Richard Wilhelm
Dive into Richard Wilhelm’s complete collection of Chinese fairy tales and folk stories, read them online for free, filter to discover your favorites, or explore our article to learn more about the author.
Richard Wilhelm (1873–1930) was a German theologian, sinologist, and missionary who became one of the most important Western interpreters of Chinese culture and thought in the early twentieth century. Although he traveled to China as a missionary, he dedicated much of his life there to deeply studying Chinese language, philosophy, and literature, eventually producing translations and retellings that brought Chinese wisdom to a wide European audience. He is perhaps best known for his landmark translation of the I Ching, but his contributions to Chinese folklore scholarship are equally significant.

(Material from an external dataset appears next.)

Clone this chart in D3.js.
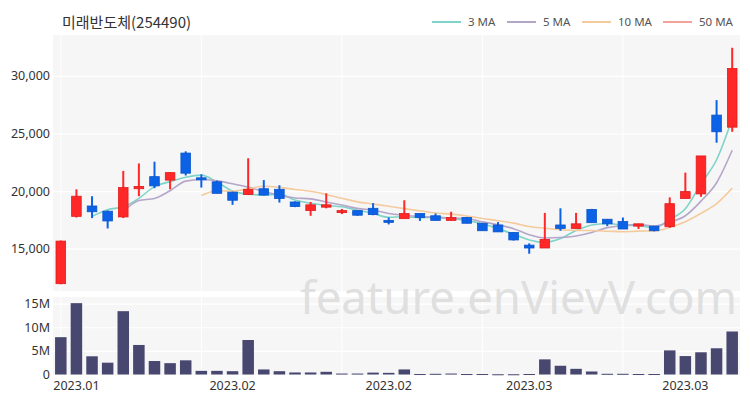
<!DOCTYPE html>
<html>
<head>
<meta charset="utf-8">
<script src="https://cdn.jsdelivr.net/npm/d3@7"></script>
<style>
html,body{margin:0;padding:0;background:#fff;}
svg{display:block;}
</style>
</head>
<body>
<svg id="chart" width="750" height="400"></svg>
<script>
// ---- data ----
const title = "미래반도체(254490)";
const openP  = [11950,17800,18700,18250,17750,20200,21250,20950,23300,21150,20800,19900,19700,20200,20150,19050,18300,18600,18150,18300,18500,17450,17600,18050,17850,17450,17700,17200,17050,16400,15300,15050,17050,16750,18400,17550,17350,16950,16950,16900,19350,19750,26600,25550];
const highP  = [15700,20150,19550,18300,21750,22400,22550,21650,23450,21450,20900,19950,22850,20950,20500,19100,19050,19800,18450,18350,18950,17700,19200,18050,18050,18200,17750,17200,17300,16400,15450,18100,18500,18100,18450,17550,17700,17150,16950,19450,21600,23050,27900,32450];
const lowP   = [11900,17700,17650,16750,17650,19550,20250,20150,21350,20300,19800,18800,19650,19600,19000,18600,17850,18500,18000,17850,17900,17100,17600,17400,17450,17450,17200,16550,16450,15700,14550,15050,16550,16750,17250,16950,16700,16700,16500,16800,19350,19500,24200,25150];
const closeP = [15650,19550,18200,17400,20300,20400,20450,21600,21550,21000,19800,19200,20150,19650,19350,18650,18800,18800,18300,17900,17950,17300,18050,17700,17450,17700,17200,16550,16450,15750,15050,15800,16750,17150,17250,17150,16700,17150,16550,18900,19950,23050,25150,30650];
const volumeM = [7.9,15.1,3.85,2.5,13.4,6.25,2.85,2.4,3.0,0.77,0.77,0.7,7.3,1.07,0.7,0.43,0.43,0.57,0.2,0.2,0.4,0.35,1.07,0.1,0.15,0.2,0.1,0.1,0.05,0.05,0.1,3.2,1.85,1.2,0.64,0.15,0.15,0.1,0.1,5.1,3.9,4.7,5.55,9.1];
const priceTicks = [15000,20000,25000,30000];
const volumeTicks = [0,5,10,15];
const volumeTickLabels = ["0","5M","10M","15M"];
const xTickIndex = [1,11,21,30,40];
const xTickLabels = ["2023.01","2023.02","2023.02","2023.03","2023.03"];
const xGridIndex = [0,9,18,27,36];
const maPeriods = [3,5,10,50];
const maNames = ["3 MA","5 MA","10 MA","50 MA"];
const maColors = ["#7fd4c9","#b4a6c9","#f5cb9d","#f5a19c"];
const watermark = "feature.enVievV.com";

// ---- layout ----
const svg = d3.select("#chart");
const L = 53, R = 740;
const mainTop = 35, mainBot = 291;
const volTop = 297, volBot = 375;
const UP = "#ff2727", UPS = "#e01d1d", DN = "#0c62e6", DNS = "#0a55c9";
const font = "'Noto Sans', 'Noto Sans CJK KR', sans-serif";

const idx = d3.range(closeP.length);
const x = d3.scaleBand().domain(idx).range([L, R]).paddingInner(0).paddingOuter(0);
const cx = i => x(i) + x.bandwidth() / 2;
const y = d3.scaleLinear().domain([11400, 33560]).range([290, 35]);
const yv = d3.scaleLinear().domain([0, 16.4]).range([374.5, 297]);

// panels
svg.append("rect").attr("x", L).attr("y", mainTop).attr("width", R - L).attr("height", mainBot - mainTop).attr("fill", "#f6f6f7");
svg.append("rect").attr("x", L).attr("y", volTop).attr("width", R - L).attr("height", volBot - volTop).attr("fill", "#f6f6f7");

// vertical grid
svg.append("g").selectAll("line").data(xGridIndex).join("line")
  .attr("x1", d => cx(d)).attr("x2", d => cx(d))
  .attr("y1", mainTop).attr("y2", mainBot)
  .attr("stroke", "#ffffff").attr("stroke-width", 1);
svg.append("g").selectAll("line").data(xGridIndex).join("line")
  .attr("x1", d => cx(d)).attr("x2", d => cx(d))
  .attr("y1", volTop).attr("y2", volBot)
  .attr("stroke", "#ffffff").attr("stroke-width", 1);

// price axis
const yAxis = d3.axisLeft(y).tickValues(priceTicks).tickFormat(d3.format(",")).tickSize(-(R - L)).tickPadding(4);
const gy = svg.append("g").attr("transform", `translate(${L},0)`).call(yAxis);
gy.select(".domain").remove();
gy.selectAll(".tick line").attr("stroke", "#ffffff").attr("stroke-width", 1.2);
gy.selectAll(".tick text").attr("fill", "#333").style("font-family", font).style("font-size", "12.5px").attr("x", -3);

// volume axis
const vAxis = d3.axisLeft(yv).tickValues(volumeTicks).tickFormat((d, i) => volumeTickLabels[i]).tickSize(-(R - L)).tickPadding(4);
const gv = svg.append("g").attr("transform", `translate(${L},0)`).call(vAxis);
gv.select(".domain").remove();
gv.selectAll(".tick line").attr("stroke", d => d === 0 ? "none" : "#ffffff").attr("stroke-width", 1.2);
gv.selectAll(".tick text").attr("fill", "#333").style("font-family", font).style("font-size", "12.5px").attr("x", -3);

// x axis
const xAxis = d3.axisBottom(x).tickValues(xTickIndex).tickFormat((d, i) => xTickLabels[i]).tickSize(0).tickPadding(6);
const gx = svg.append("g").attr("transform", `translate(0,${volBot})`).call(xAxis);
gx.select(".domain").remove();
gx.selectAll(".tick text").attr("fill", "#333").style("font-family", font).style("font-size", "12.5px");

// watermark
svg.append("text").attr("x", 300).attr("y", 314).attr("textLength", 437).attr("lengthAdjust", "spacingAndGlyphs")
  .attr("fill", "#dcdcdc").attr("fill-opacity", 0.9)
  .style("font-family", "'Noto Sans', sans-serif").style("font-size", "46px")
  .text(watermark);

// volume bars
const vbw = 11.5;
svg.append("g").selectAll("rect").data(idx).join("rect")
  .attr("x", i => cx(i) - vbw / 2).attr("width", vbw)
  .attr("y", i => yv(volumeM[i])).attr("height", i => Math.max(1, yv(0) - yv(volumeM[i])))
  .attr("fill", "#474770");

// moving averages
function ma(p) {
  return idx.map(i => i < p - 1 ? null : d3.mean(closeP.slice(i - p + 1, i + 1)));
}
const line = d3.line().defined(d => d.v !== null).x(d => cx(d.i)).y(d => y(d.v)).curve(d3.curveMonotoneX);
maPeriods.forEach((p, k) => {
  const vals = ma(p).map((v, i) => ({ i, v }));
  if (vals.some(d => d.v !== null)) {
    svg.append("path").datum(vals).attr("d", line).attr("fill", "none")
      .attr("stroke", maColors[k]).attr("stroke-width", 1.6);
  }
});

// candles
const bw = 9.6;
const cg = svg.append("g");
idx.forEach(i => {
  const up = closeP[i] >= openP[i];
  const fill = up ? UP : DN, st = up ? UPS : DNS;
  cg.append("line").attr("x1", cx(i)).attr("x2", cx(i))
    .attr("y1", y(highP[i])).attr("y2", y(lowP[i]))
    .attr("stroke", fill).attr("stroke-width", 2);
  const top = y(Math.max(openP[i], closeP[i])), bot = y(Math.min(openP[i], closeP[i]));
  cg.append("rect").attr("x", cx(i) - bw / 2).attr("width", bw)
    .attr("y", top).attr("height", Math.max(2, bot - top))
    .attr("fill", fill).attr("stroke", st).attr("stroke-width", 0.8);
});

// title
svg.append("text").attr("x", 62).attr("y", 28)
  .attr("fill", "#333").style("font-family", "'Noto Sans CJK KR', sans-serif").style("font-size", "15px")
  .text(title);

// legend
const legX = [432, 507, 582, 663];
const lg = svg.append("g");
maNames.forEach((n, k) => {
  lg.append("line").attr("x1", legX[k]).attr("x2", legX[k] + 29).attr("y1", 22).attr("y2", 22)
    .attr("stroke", maColors[k]).attr("stroke-width", 2);
  lg.append("text").attr("x", legX[k] + 36).attr("y", 26)
    .attr("fill", "#555").style("font-family", font).style("font-size", "11.5px").text(n);
});
</script>
</body>
</html>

Among his lesser-celebrated yet enduring works are his collections of Chinese fairy tales and folk stories, which he gathered and rendered into German from oral and written Chinese sources. These stories draw on a rich imaginative tradition — featuring heavenly kingdoms, shape-shifting creatures, cursed families, and moral tests that reveal character. In The Bird with Nine Heads, a princess is swept away by a storm and must be rescued from a monstrous creature dwelling underground, blending adventure with themes of courage and loyalty. The Cave of the Beasts follows a group of sisters who outwit terrifying monsters through cleverness and solidarity, echoing structural similarities to European tales while remaining distinctly rooted in Chinese storytelling conventions.
Wilhelm’s folk narratives also explore the origins of everyday phenomena through mythological explanation. Why Dog and Cat Are Enemies traces the ancient rivalry between two household animals back to a forgotten act of human ingratitude, offering a moral underpinning that is characteristic of the Chinese folk tradition. Similarly, The Morning and the Evening Star presents a celestial origin myth explaining why two stars — the brothers Tschen and Shen — can never appear in the sky at the same time, a consequence of a quarrel that echoes themes found across many world mythologies.
Wilhelm’s retellings are notable for their fidelity to the spirit of Chinese cultural and philosophical values — themes of harmony, consequence, and the natural order run throughout his work. His translations helped establish a serious scholarly and literary interest in Chinese folklore in the West at a time when such material was largely unknown to European readers. His legacy endures both through his major philosophical translations and through these vivid, carefully preserved folk narratives that continue to offer a window into traditional Chinese storytelling.